--- Data in this exercise ---
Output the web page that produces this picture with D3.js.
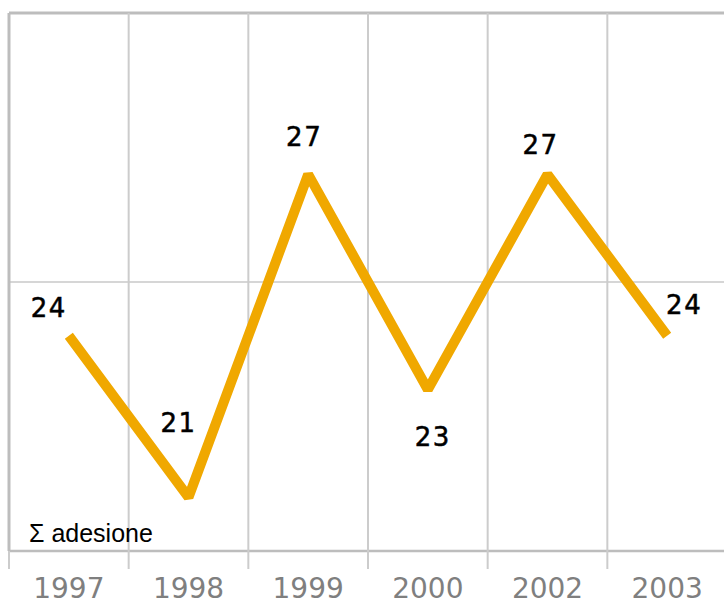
<!DOCTYPE html>
<html>
<head>
<meta charset="utf-8">
<script src="https://cdn.jsdelivr.net/npm/d3@7"></script>
<style>
  body{margin:0;background:#fff;}
  svg{display:block;}
</style>
</head>
<body>
<div id="chart"></div>
<script>
/* adesione per anno - line chart */

var years = ["1997","1998","1999","2000","2002","2003"];
var adesione = [24, 21, 27, 23, 27, 24];
var yTicks = [20, 25, 30];
var seriesName = "\u03A3 adesione";

// label nudges (layout only), px relative to the point
var labelDx = [-20, -10, -4, 5, -7, 17];
var labelDy = [-19, -65, -28, 56, -20, -22];

var W = 724, H = 602;
var plotL = 9, plotR = 727, plotT = 13, plotB = 551;

var svg = d3.select("#chart").append("svg")
  .attr("width", W).attr("height", H);

var x = d3.scaleBand().domain(years).range([plotL, plotR]);
var y = d3.scaleLinear().domain([20, 30]).range([plotB, plotT]);

// horizontal grid
svg.append("g").selectAll("line")
  .data(yTicks).enter().append("line")
  .attr("x1", plotL).attr("x2", W)
  .attr("y1", function(d){return y(d);})
  .attr("y2", function(d){return y(d);})
  .attr("stroke", function(d){return d == 25 ? "#c8c8c8" : "#bdbdbd";})
  .attr("stroke-width", function(d){return d == 30 ? 3 : (d == 20 ? 2.5 : 1.5);});

// vertical grid at band edges
var edges = years.map(function(d){return x(d);});
svg.append("g").selectAll("line")
  .data(edges).enter().append("line")
  .attr("x1", function(d){return d;}).attr("x2", function(d){return d;})
  .attr("y1", plotT).attr("y2", plotB)
  .attr("stroke", function(d,i){return i == 0 ? "#bdbdbd" : "#cccccc";})
  .attr("stroke-width", function(d,i){return i == 0 ? 3 : 2;});

// bottom axis
var xAxis = svg.append("g")
  .attr("transform", "translate(0," + plotB + ")")
  .call(d3.axisBottom(x).tickSize(0).tickPadding(27));
xAxis.select(".domain").remove();
xAxis.selectAll("text")
  .attr("font-family", "'DejaVu Sans', Verdana, sans-serif")
  .attr("font-size", "28px")
  .attr("fill", "#7f7f7f");

svg.append("g").selectAll("line")
  .data(edges).enter().append("line")
  .attr("x1", function(d){return d;}).attr("x2", function(d){return d;})
  .attr("y1", plotB).attr("y2", plotB + 18)
  .attr("stroke", "#cccccc")
  .attr("stroke-width", 2);

// the line
var line = d3.line()
  .x(function(d,i){return x(years[i]) + x.bandwidth()/2;})
  .y(function(d){return y(d);});

svg.append("path")
  .datum(adesione)
  .attr("d", line)
  .attr("fill", "none")
  .attr("stroke", "#f0a800")
  .attr("stroke-width", 10)
  .attr("stroke-linejoin", "bevel");

// value labels
svg.append("g").selectAll("text")
  .data(adesione).enter().append("text")
  .attr("x", function(d,i){return x(years[i]) + x.bandwidth()/2 + labelDx[i];})
  .attr("y", function(d,i){return y(d) + labelDy[i];})
  .attr("text-anchor", "middle")
  .attr("font-family", "'DejaVu Sans', Verdana, sans-serif")
  .attr("font-size", "26px")
  .attr("letter-spacing", "1.5px")
  .attr("fill", "#000")
  .attr("stroke", "#000")
  .attr("stroke-width", 0.5)
  .text(function(d){return d;});

// series label
svg.append("text")
  .attr("x", 29).attr("y", 542)
  .attr("font-family", "'Liberation Sans', Arial, sans-serif")
  .attr("font-size", "25px")
  .attr("fill", "#000")
  .text(seriesName);
</script>
</body>
</html>
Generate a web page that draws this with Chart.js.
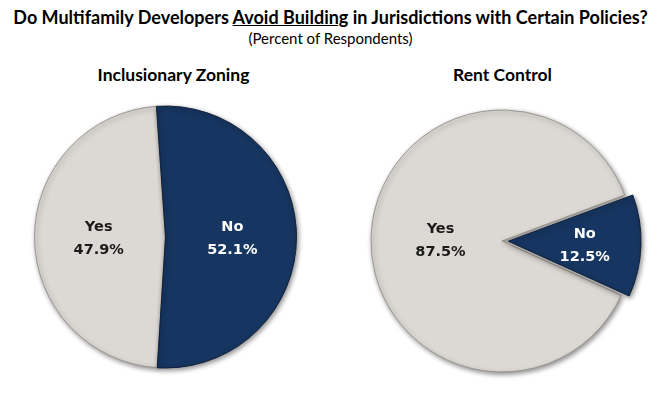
<!DOCTYPE html>
<html>
<head>
<meta charset="utf-8">
<script src="https://cdn.jsdelivr.net/npm/chart.js@4.4.1/dist/chart.umd.min.js"></script>
<style>
  html, body { margin: 0; padding: 0; background: #ffffff; }
  #wrap { position: relative; width: 661px; height: 395px; overflow: hidden; background: #fff; }
  .t { position: absolute; white-space: nowrap; color: #000; text-align: center; }
  #title { left: 0; width: 661px; top: 6px; font: bold 18px Lato, "Open Sans", sans-serif; }
  #sub { left: 0; width: 661px; top: 29px; font: 15px Lato, "Open Sans", sans-serif; }
  #t1 { left: 73px; width: 201px; top: 64px; font: bold 17.5px Lato, sans-serif; }
  #t2 { left: 402px; width: 201px; top: 64px; font: bold 17.5px Lato, sans-serif; }
  canvas { position: absolute; }
  #c1 { left: 15px; top: 87px; }
  #c2 { left: 352px; top: 91px; }
</style>
</head>
<body>
<div id="wrap">
  <div class="t" id="title">Do Multifamily Developers <u>Avoid Building</u> in Jurisdictions with Certain Policies?</div>
  <div class="t" id="sub">(Percent of Respondents)</div>
  <div class="t" id="t1">Inclusionary Zoning</div>
  <div class="t" id="t2">Rent Control</div>
  <canvas id="c1" width="301" height="300"></canvas>
  <canvas id="c2" width="300" height="300"></canvas>
</div>
<script>
// ---- data ----
const categories = ["Yes", "No"];
const inclusionaryZoning = [47.9, 52.1];
const rentControl = [87.5, 12.5];
const chartTitles = ["Inclusionary Zoning", "Rent Control"];

const GRAY = "#dcd8d3";
const NAVY = "#163560";

const shadowPlugin = {
  id: "shadowPlugin",
  beforeDatasetDraw(chart) {
    const ctx = chart.ctx;
    ctx.save();
    ctx.shadowColor = "rgba(0,0,0,0.45)";
    ctx.shadowBlur = 5;
    ctx.shadowOffsetX = 1.5;
    ctx.shadowOffsetY = 2;
  },
  afterDatasetDraw(chart) {
    chart.ctx.restore();
  }
};

const labelPlugin = {
  id: "labelPlugin",
  afterDatasetsDraw(chart, args, opts) {
    const ctx = chart.ctx;
    const meta = chart.getDatasetMeta(0);
    const ds = chart.data.datasets[0];
    meta.data.forEach((arc, i) => {
      const p = arc.getProps(["x", "y", "startAngle", "endAngle", "outerRadius", "circumference"], true);
      const mid = (p.startAngle + p.endAngle) / 2;
      const off = Array.isArray(ds.offset) ? ds.offset[i] : (ds.offset || 0);
      const fix = 1 - Math.sin(Math.min(Math.PI, p.circumference || 0));
      const shift = off / 4 * (1 + fix);
      const f = opts.fractions[i];
      const x = p.x + Math.cos(mid) * (shift + p.outerRadius * f);
      const y = p.y + Math.sin(mid) * (shift + p.outerRadius * f);
      ctx.save();
      ctx.font = "bold 14.5px 'DejaVu Sans', sans-serif";
      ctx.textAlign = "center";
      ctx.textBaseline = "middle";
      ctx.fillStyle = opts.colors[i];
      ctx.fillText(chart.data.labels[i], x, y - 9.5);
      ctx.fillText(ds.data[i].toFixed(1) + "%", x, y + 13.5);
      ctx.restore();
    });
  }
};

function makePie(id, values, rotation, offsets, fractions) {
  return new Chart(document.getElementById(id), {
    type: "pie",
    data: {
      labels: categories,
      datasets: [{
        data: values,
        backgroundColor: [GRAY, NAVY],
        borderColor: ["rgba(150,145,140,0.9)", "rgba(10,25,50,0.9)"],
        borderWidth: 1,
        offset: offsets,
        radius: 131
      }]
    },
    options: {
      responsive: false,
      devicePixelRatio: 1,
      animation: false,
      rotation: rotation,
      layout: { padding: 0 },
      plugins: {
        legend: { display: false },
        tooltip: { enabled: false },
        title: { display: false },
        labelPlugin: { fractions: fractions, colors: ["#1a1a1a", "#ffffff"] }
      }
    },
    plugins: [shadowPlugin, labelPlugin]
  });
}

makePie("c1", inclusionaryZoning, 183.6, [0, 0], [0.51, 0.51]);
makePie("c2", rentControl, 114.5, [0, 25], [0.47, 0.57]);
</script>
</body>
</html>
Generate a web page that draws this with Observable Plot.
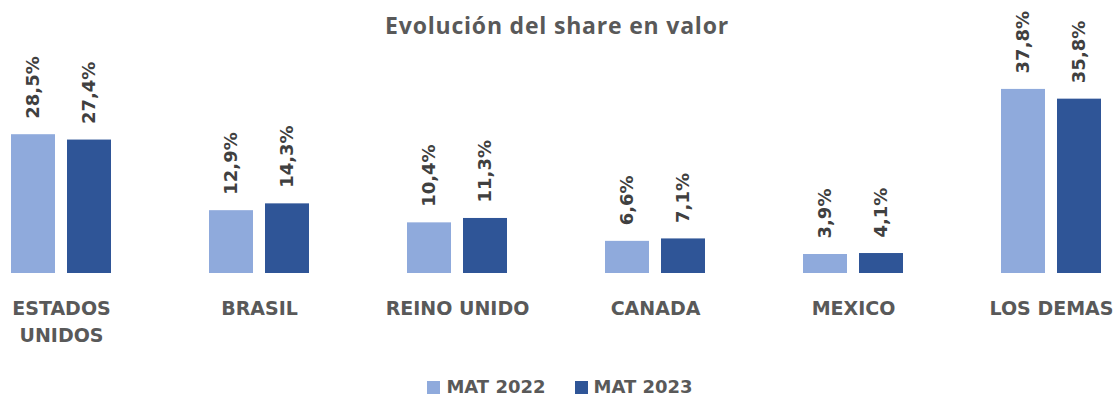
<!DOCTYPE html>
<html>
<head>
<meta charset="utf-8">
<script src="https://cdn.jsdelivr.net/npm/d3@7"></script>
<script src="https://cdn.jsdelivr.net/npm/@observablehq/plot@0.6"></script>
<style>
  html, body { margin: 0; padding: 0; background: #fff; }
  #wrap { position: relative; width: 1120px; height: 402px; overflow: hidden; font-family: "Open Sans", sans-serif; }
  #title { position: absolute; top: 9px; left: 0; width: 1114px; text-align: center; font-size: 23px; font-weight: bold; letter-spacing: 0.8px; color: #595959; }
  #legend { position: absolute; top: 377px; left: 0; width: 1120px; display: flex; justify-content: center; gap: 29px; font-family: "DejaVu Sans", sans-serif; font-size: 18px; font-weight: bold; color: #595959; line-height: 20px; }
  #legend span.item { display: inline-flex; align-items: center; gap: 6px; }
  #legend span.sw { display: inline-block; width: 13px; height: 13px; }
  #chart svg { position: absolute; top: 0; left: 0; }
</style>
</head>
<body>
<div id="wrap">
  <div id="title">Evolución del share en valor</div>
  <div id="chart"></div>
  <div id="legend"></div>
</div>
<script>
const categories = ["ESTADOS UNIDOS", "BRASIL", "REINO UNIDO", "CANADA", "MEXICO", "LOS DEMAS"];
const tickLabels = ["ESTADOS\nUNIDOS", "BRASIL", "REINO UNIDO", "CANADA", "MEXICO", "LOS DEMAS"];
const series = ["MAT 2022", "MAT 2023"];
const mat2022 = [28.5, 12.9, 10.4, 6.6, 3.9, 37.8];
const mat2023 = [27.4, 14.3, 11.3, 7.1, 4.1, 35.8];
const colors = ["#8FAADC", "#2F5597"];

const rows = [];
categories.forEach((c, i) => {
  rows.push({cat: c, series: series[0], value: mat2022[i]});
  rows.push({cat: c, series: series[1], value: mat2023[i]});
});
const labelRows = categories.map((c, i) => ({cat: c, label: tickLabels[i]}));
const fmt = v => v.toFixed(1).replace(".", ",") + "%";

const offsets = {"MAT 2022": -28, "MAT 2023": 28};
const marks = [];
series.forEach((s, k) => {
  const data = rows.filter(r => r.series === s);
  marks.push(Plot.barY(data, {
    x: "cat", y: "value", fill: colors[k], insetLeft: 77, insetRight: 77, dx: offsets[s]
  }));
  marks.push(Plot.text(data, {
    x: "cat", y: "value", text: d => fmt(d.value), rotate: -90, textAnchor: "start",
    dx: offsets[s], dy: -16, fontSize: 18, fontWeight: "bold", fill: "#404040",
    fontFamily: "DejaVu Sans"
  }));
});
marks.push(Plot.text(labelRows, {
  x: "cat", y: 0, text: "label", lineAnchor: "top", dy: 22, lineHeight: 1.42,
  fontSize: 19, fontWeight: "bold", fill: "#595959", fontFamily: "DejaVu Sans"
}));

const chart = Plot.plot({
  width: 1120,
  height: 402,
  marginLeft: 0, marginRight: 0, marginTop: 0, marginBottom: 0,
  style: {fontFamily: "'Open Sans', sans-serif", background: "transparent"},
  x: {domain: categories, range: [-38, 1150], padding: 0, axis: null},
  y: {domain: [0, 40], range: [273, 273 - 4.87 * 40], axis: null},
  marks
});
document.getElementById("chart").appendChild(chart);

const legend = document.getElementById("legend");
series.forEach((s, k) => {
  const item = document.createElement("span");
  item.className = "item";
  const sw = document.createElement("span");
  sw.className = "sw";
  sw.style.background = colors[k];
  item.appendChild(sw);
  item.appendChild(document.createTextNode(s));
  legend.appendChild(item);
});
</script>
</body>
</html>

--- The exercise ---
Give again exactly the lines running from the beginning of the material above through the line that contains "(d == 20 ? 2.5", and leave out every picture.

--- Finished answer ---
Output the web page that produces this picture with D3.js.
<!DOCTYPE html>
<html>
<head>
<meta charset="utf-8">
<script src="https://cdn.jsdelivr.net/npm/d3@7"></script>
<style>
  body{margin:0;background:#fff;}
  svg{display:block;}
</style>
</head>
<body>
<div id="chart"></div>
<script>
/* adesione per anno - line chart */

var years = ["1997","1998","1999","2000","2002","2003"];
var adesione = [24, 21, 27, 23, 27, 24];
var yTicks = [20, 25, 30];
var seriesName = "\u03A3 adesione";

// label nudges (layout only), px relative to the point
var labelDx = [-20, -10, -4, 5, -7, 17];
var labelDy = [-19, -65, -28, 56, -20, -22];

var W = 724, H = 602;
var plotL = 9, plotR = 727, plotT = 13, plotB = 551;

var svg = d3.select("#chart").append("svg")
  .attr("width", W).attr("height", H);

var x = d3.scaleBand().domain(years).range([plotL, plotR]);
var y = d3.scaleLinear().domain([20, 30]).range([plotB, plotT]);

// horizontal grid
svg.append("g").selectAll("line")
  .data(yTicks).enter().append("line")
  .attr("x1", plotL).attr("x2", W)
  .attr("y1", function(d){return y(d);})
  .attr("y2", function(d){return y(d);})
  .attr("stroke", function(d){return d == 25 ? "#c8c8c8" : "#bdbdbd";})
  .attr("stroke-width", function(d){return d == 30 ? 3 : (d == 20 ? 2.5 : 1.5);});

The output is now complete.